** Begin Material provided **

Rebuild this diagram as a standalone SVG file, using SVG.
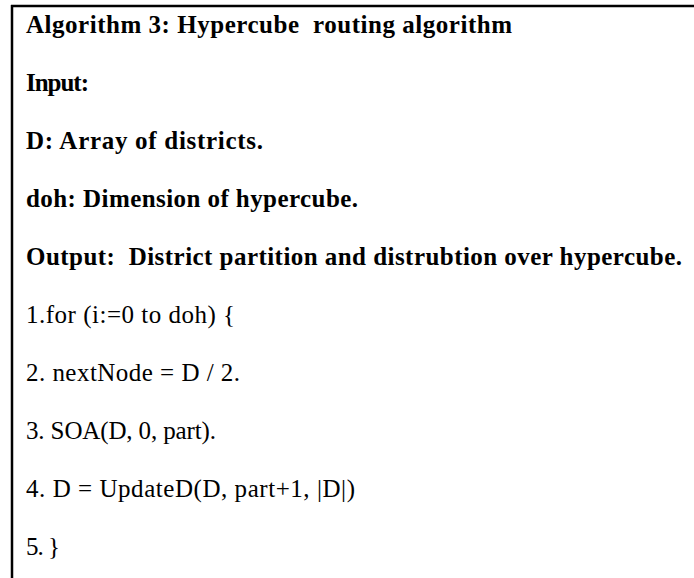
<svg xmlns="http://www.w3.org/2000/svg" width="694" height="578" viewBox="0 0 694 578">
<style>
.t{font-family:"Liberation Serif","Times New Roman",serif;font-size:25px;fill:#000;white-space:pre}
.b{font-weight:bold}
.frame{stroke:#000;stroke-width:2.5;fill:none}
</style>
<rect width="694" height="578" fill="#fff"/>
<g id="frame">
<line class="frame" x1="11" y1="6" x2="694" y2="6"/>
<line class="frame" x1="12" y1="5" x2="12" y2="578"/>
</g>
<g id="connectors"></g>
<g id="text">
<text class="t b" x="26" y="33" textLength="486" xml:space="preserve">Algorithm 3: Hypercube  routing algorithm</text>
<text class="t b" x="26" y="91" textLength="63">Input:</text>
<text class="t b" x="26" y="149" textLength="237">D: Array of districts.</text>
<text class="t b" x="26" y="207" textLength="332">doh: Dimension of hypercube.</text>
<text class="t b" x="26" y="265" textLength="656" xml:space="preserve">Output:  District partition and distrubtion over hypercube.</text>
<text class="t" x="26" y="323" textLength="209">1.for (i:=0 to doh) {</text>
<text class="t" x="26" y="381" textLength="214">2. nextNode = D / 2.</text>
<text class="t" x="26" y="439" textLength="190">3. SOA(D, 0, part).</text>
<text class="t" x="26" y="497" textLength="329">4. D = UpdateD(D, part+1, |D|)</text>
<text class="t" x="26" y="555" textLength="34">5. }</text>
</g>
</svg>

** End Material provided **

Repeat the material above in full and unchanged, minus its images.

Solved exercise>
Rebuild this diagram as a standalone SVG file, using SVG.
<svg xmlns="http://www.w3.org/2000/svg" width="694" height="578" viewBox="0 0 694 578">
<style>
.t{font-family:"Liberation Serif","Times New Roman",serif;font-size:25px;fill:#000;white-space:pre}
.b{font-weight:bold}
.frame{stroke:#000;stroke-width:2.5;fill:none}
</style>
<rect width="694" height="578" fill="#fff"/>
<g id="frame">
<line class="frame" x1="11" y1="6" x2="694" y2="6"/>
<line class="frame" x1="12" y1="5" x2="12" y2="578"/>
</g>
<g id="connectors"></g>
<g id="text">
<text class="t b" x="26" y="33" textLength="486" xml:space="preserve">Algorithm 3: Hypercube  routing algorithm</text>
<text class="t b" x="26" y="91" textLength="63">Input:</text>
<text class="t b" x="26" y="149" textLength="237">D: Array of districts.</text>
<text class="t b" x="26" y="207" textLength="332">doh: Dimension of hypercube.</text>
<text class="t b" x="26" y="265" textLength="656" xml:space="preserve">Output:  District partition and distrubtion over hypercube.</text>
<text class="t" x="26" y="323" textLength="209">1.for (i:=0 to doh) {</text>
<text class="t" x="26" y="381" textLength="214">2. nextNode = D / 2.</text>
<text class="t" x="26" y="439" textLength="190">3. SOA(D, 0, part).</text>
<text class="t" x="26" y="497" textLength="329">4. D = UpdateD(D, part+1, |D|)</text>
<text class="t" x="26" y="555" textLength="34">5. }</text>
</g>
</svg>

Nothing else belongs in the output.